HEET with show some promise in Malta
After departing from international side G2, it seemed likely that Audric “JACKZ” Jug would return to the French scene and join a French-speaking lineup. The decision was eventually made that the French rifler would be replacing Lucas “Lucky” Chastang on HEET. This was a huge pickup for the HEET side as the 30-year-old will bring a wealth of much-needed tier-one experience and could be the player to elevate the French side to the next level and begin to fight consistently at the highest level.

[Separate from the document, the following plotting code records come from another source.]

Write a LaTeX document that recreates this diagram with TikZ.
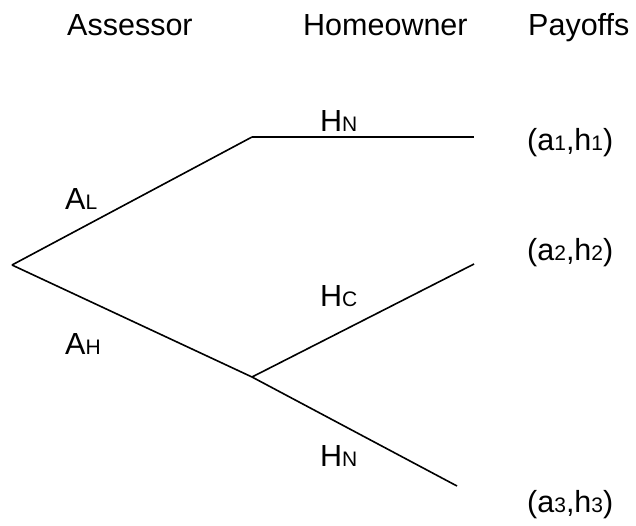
\documentclass[tikz,border=0pt]{standalone}
\usepackage{fontspec}
\setmainfont{Liberation Sans}
\newcommand{\smallpart}[1]{{\fontsize{21}{25}\selectfont #1}}
\newcommand{\lbl}[2]{#1\smallpart{#2}}
\begin{document}
\begin{tikzpicture}[x=1pt,y=-1pt,
  branch/.style={line width=1.6pt, black},
  txt/.style={font=\fontsize{30.5}{36}\selectfont, inner sep=0pt, anchor=base west}]
\useasboundingbox (0,0) rectangle (636,525);
% decision points
\coordinate (root) at (12,265);
\coordinate (up) at (252,137);
\coordinate (low) at (252,377);
\coordinate (e1) at (474,137);
\coordinate (e2) at (474,264);
\coordinate (e3) at (457,486);
% branches
\draw[branch] (root) -- (up);
\draw[branch] (root) -- (low);
\draw[branch] (up) -- (e1);
\draw[branch] (low) -- (e2);
\draw[branch] (low) -- (e3);
% column headings
\node[txt] (hA) at (67,35) {Assessor};
\node[txt] (hH) at (303,35) {Homeowner};
\node[txt] (hP) at (528,35) {Payoffs};
% branch labels
\node[txt] (aL) at (65,209.5) {\lbl{A}{L}};
\node[txt] (aH) at (65,354) {\lbl{A}{H}};
\node[txt] (hN1) at (320,131.5) {\lbl{H}{N}};
\node[txt] (hC) at (320,306) {\lbl{H}{C}};
\node[txt] (hN2) at (320,466) {\lbl{H}{N}};
% payoffs
\node[txt] (p1) at (527,150) {(a\smallpart{1},h\smallpart{1})};
\node[txt] (p2) at (527,260) {(a\smallpart{2},h\smallpart{2})};
\node[txt] (p3) at (527,512) {(a\smallpart{3},h\smallpart{3})};
\end{tikzpicture}
\end{document}
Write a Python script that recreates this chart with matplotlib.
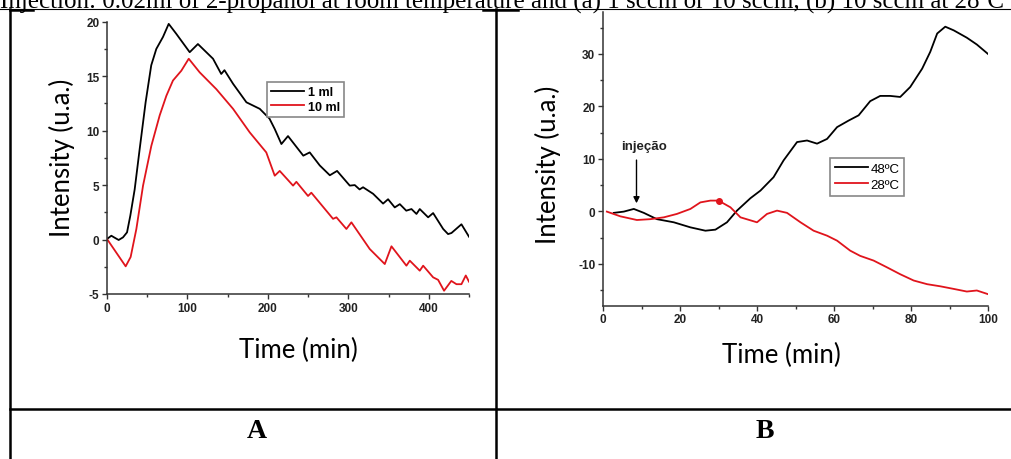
import matplotlib
matplotlib.use("Agg")
import matplotlib.pyplot as plt
from matplotlib.lines import Line2D
from matplotlib.ticker import MultipleLocator
from matplotlib.font_manager import FontProperties

plt.rcParams['axes.unicode_minus'] = False

# ---------------- data ----------------
# Panel A
a_1ml_t = [0, 5.4, 9.5, 14.5, 19.9, 24.9, 29, 34.4, 40.6, 48, 55, 61.3, 69.6, 76.7, 86, 102.8, 113,
           131.8, 142, 146, 156.7, 173.3, 181.6, 189.9, 202, 208.5, 216.8, 225, 244, 252, 264.5, 277,
           286, 301.8, 308, 314, 318.3, 330.8, 343.2, 349.4, 357.7, 364, 372, 378.5, 384.7, 388.8,
           399.2, 405.4, 417.9, 424, 428.2, 440.6, 450]
a_1ml_v = [0.05, 0.35, 0.17, -0.04, 0.2, 0.66, 2.2, 4.6, 8.3, 12.6, 16.0, 17.5, 18.6, 19.8, 18.9, 17.2, 17.95,
           16.6, 15.2, 15.55, 14.3, 12.6, 12.3, 12.0, 11.1, 10.15, 8.77, 9.5, 7.7, 8.0, 6.8, 5.9,
           6.3, 4.95, 5.0, 4.6, 4.8, 4.2, 3.3, 3.7, 2.95, 3.25, 2.65, 2.8, 2.35, 2.8,
           2.04, 2.43, 0.97, 0.5, 0.6, 1.4, 0.26]
a_10ml_t = [0, 23.2, 29.4, 36.5, 44.8, 55.1, 65.5, 73.8, 82, 92.4, 101.6, 115.2, 136, 156.7, 177.4, 198,
            208.5, 214.7, 231.3, 235.4, 249.9, 254, 281, 285.2, 297.6, 303.8, 326.6, 345.3, 353.6,
            372.2, 376.4, 388.8, 393, 405.4, 411.6, 419, 428, 434.4, 440.6, 446, 450]
a_10ml_v = [0.05, -2.46, -1.6, 0.97, 4.95, 8.6, 11.4, 13.2, 14.6, 15.5, 16.6, 15.35, 13.8, 12.0, 9.84, 8.0,
            5.86, 6.3, 4.95, 5.3, 4.0, 4.3, 1.9, 2.04, 0.97, 1.58, -0.87, -2.25, -0.62,
            -2.4, -1.94, -2.86, -2.4, -3.47, -3.7, -4.7, -3.8, -4.1, -4.1, -3.3, -3.87]
a_labels = ["1 ml", "10 ml"]

# Panel B
b_48_t = [2.8, 5.4, 8, 10.6, 14, 18.4, 22.7, 26.6, 29.2, 32.2, 34.8, 38.3, 40.9, 44.3, 46.9, 50.4, 53,
          55.6, 58.2, 60.8, 63.8, 66.4, 69.4, 72, 74.6, 77.2, 79.8, 82.9, 85, 86.8, 88.9, 91.1, 94.5,
          97.1, 100]
b_48_v = [-0.3, -0.06, 0.45, -0.3, -1.5, -2.1, -3.06, -3.7, -3.5, -2.1, 0.13, 2.5, 3.95, 6.5, 9.7, 13.2, 13.5,
          12.9, 13.8, 16.05, 17.3, 18.3, 21.0, 22.0, 22.0, 21.8, 23.7, 27.2, 30.4, 33.9, 35.2, 34.5, 33.1,
          31.8, 30.0]
b_28_t = [1.0, 4.5, 8.8, 12.3, 15.8, 19.2, 22.7, 25.3, 27.9, 30, 33.1, 35.7, 40, 42.6, 45.2, 47.8, 51.3,
          54.7, 58.2, 60.8, 64.2, 66.8, 70.3, 73.8, 77.2, 80.7, 84.2, 87.6, 91.1, 94.5, 97.1, 100]
b_28_v = [-0.06, -0.96, -1.66, -1.5, -1.15, -0.5, 0.45, 1.7, 2.04, 2.04, 0.76, -1.15, -2.1, -0.5, 0.13, -0.3, -2.1,
          -3.7, -4.65, -5.6, -7.5, -8.5, -9.4, -10.7, -12.0, -13.2, -13.9, -14.3, -14.8, -15.3, -15.1, -15.8]
b_labels = ["48ºC", "28ºC"]
b_marker_t = [30]
b_marker_v = [2.0]
b_annot = "injeção"
b_annot_x = 8.7

caption = "Injection: 0.02ml of 2-propanol at room temperature and (a) 1 sccm or 10 sccm, (b) 10 sccm at 28ºC and 48ºC"
panel_letters = ["A", "B"]

# ---------------- figure ----------------
W, H = 1011, 460
fig = plt.figure(figsize=(W / 100, H / 100), dpi=100)

def fx(px):
    return px / W

def fy(py):
    return 1 - py / H

# caption (its top is cut off in the screenshot)
fig.text(fx(0), fy(8.5), caption, fontsize=18, family="Liberation Serif",
         ha="left", va="baseline", color="black")

# table lines
lw_t = 1.8
fig.add_artist(Line2D([fx(0), fx(W)], [fy(9.5), fy(9.5)], color="black", lw=0.8))
fig.add_artist(Line2D([fx(10), fx(33)], [fy(10.5), fy(10.5)], color="black", lw=lw_t))
fig.add_artist(Line2D([fx(483), fx(518)], [fy(10.5), fy(10.5)], color="black", lw=lw_t))
fig.add_artist(Line2D([fx(10), fx(10)], [fy(10), fy(H)], color="black", lw=lw_t))
fig.add_artist(Line2D([fx(496), fx(496)], [fy(10), fy(H)], color="black", lw=lw_t))
fig.add_artist(Line2D([fx(10), fx(W)], [fy(409.5), fy(409.5)], color="black", lw=lw_t))

fig.text(fx(257), fy(432), panel_letters[0], fontsize=20, family="Liberation Serif",
         weight="bold", ha="center", va="center")
fig.text(fx(765), fy(432), panel_letters[1], fontsize=20, family="Liberation Serif",
         weight="bold", ha="center", va="center")

spine_col = "#333333"
tick_font = dict(family="Liberation Sans", weight="bold", size=8.5)

def style_axes(ax):
    for s in ["top", "right"]:
        ax.spines[s].set_visible(False)
    for s in ["left", "bottom"]:
        ax.spines[s].set_color(spine_col)
        ax.spines[s].set_linewidth(1.1)
    ax.tick_params(which="major", direction="out", length=3.5, width=1, color=spine_col, pad=2)
    ax.tick_params(which="minor", direction="out", length=2, width=1, color=spine_col)
    for lab in ax.get_xticklabels() + ax.get_yticklabels():
        lab.set_fontproperties(FontProperties(**tick_font))
        lab.set_color("#222222")

label_font = dict(fontsize=18.5, family="Lato")

# ---------- Panel A ----------
axA = fig.add_axes([fx(107), fy(295), fx(469 - 107), (295 - 22.7) / H])
axA.plot(a_1ml_t, a_1ml_v, color="black", lw=1.3, label=a_labels[0])
axA.plot(a_10ml_t, a_10ml_v, color="#e0141c", lw=1.3, label=a_labels[1])
axA.set_xlim(0, 450)
axA.set_ylim(-5, 20)
axA.xaxis.set_major_locator(MultipleLocator(100))
axA.xaxis.set_minor_locator(MultipleLocator(50))
axA.yaxis.set_major_locator(MultipleLocator(5))
axA.yaxis.set_minor_locator(MultipleLocator(2.5))
style_axes(axA)
legA = axA.legend(loc="upper left", bbox_to_anchor=(fx(267), fy(82.7)), bbox_transform=fig.transFigure,
                  frameon=True, fancybox=False, edgecolor="#888888", framealpha=1,
                  prop=dict(family="Liberation Sans", weight="bold", size=9),
                  handlelength=2.6, handletextpad=0.3, borderpad=0.35, labelspacing=0.2,
                  borderaxespad=0)
legA.get_frame().set_linewidth(1.2)

fig.text(fx(62), fy(158), "Intensity (u.a.)", rotation=90, ha="center", va="center", **label_font)
fig.text(fx(298), fy(350), "Time (min)", ha="center", va="center", **label_font)

# ---------- Panel B ----------
axB = fig.add_axes([fx(603), fy(306.7), fx(988 - 603), (306.7 - 13) / H])
axB.plot(b_48_t, b_48_v, color="black", lw=1.3, label=b_labels[0])
axB.plot(b_28_t, b_28_v, color="#e0141c", lw=1.3, label=b_labels[1])
axB.plot(b_marker_t, b_marker_v, "o", color="#e0141c", ms=4)
axB.set_xlim(0, 100)
axB.set_ylim(-18, 38)
axB.xaxis.set_major_locator(MultipleLocator(20))
axB.xaxis.set_minor_locator(MultipleLocator(10))
axB.yaxis.set_major_locator(MultipleLocator(10))
axB.yaxis.set_minor_locator(MultipleLocator(5))
axB.set_yticks([-10, 0, 10, 20, 30])
style_axes(axB)
legB = axB.legend(loc="upper left", bbox_to_anchor=(fx(830), fy(159)), bbox_transform=fig.transFigure,
                  frameon=True, fancybox=False, edgecolor="#888888", framealpha=1,
                  prop=dict(family="Liberation Sans", size=9.5),
                  handlelength=2.5, handletextpad=0.2, borderpad=0.35, labelspacing=0.3,
                  borderaxespad=0)
legB.get_frame().set_linewidth(1.2)

axB.annotate(b_annot, xy=(10.6, 12.4), ha="center", va="center",
             fontsize=9.5, family="Liberation Sans", weight="bold", color="#222222")
axB.annotate("", xy=(b_annot_x, 1.0), xytext=(b_annot_x, 10.3),
             arrowprops=dict(arrowstyle="-|>", color="black", lw=1, mutation_scale=9))

fig.text(fx(548), fy(165), "Intensity (u.a.)", rotation=90, ha="center", va="center", **label_font)
fig.text(fx(781), fy(355), "Time (min)", ha="center", va="center", **label_font)

fig.savefig("out.png", dpi=100)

At ESL Pro League Season 16, Audric “JACKZ” Jug’s arrival has already seemingly made an impact. Although they finished bottom of Group C, HEET managed to pick up a match win over Astralis and go to all three maps against the two best teams in the group - Heroic and MOUZ. This isn’t a perfect result, but there is definitely potential for the number-one French side in the world. Can a pure French team return to the top of Counter-Strike? At the moment, HEET is the best chance of that happening.
Group C was full of incredibly tense matches and some real quality Counter-Strike with playoff places being fought for until the final day. With only one group remaining, who from Group D will come out on top and round out the Playoffs at ESL Pro League Season 16?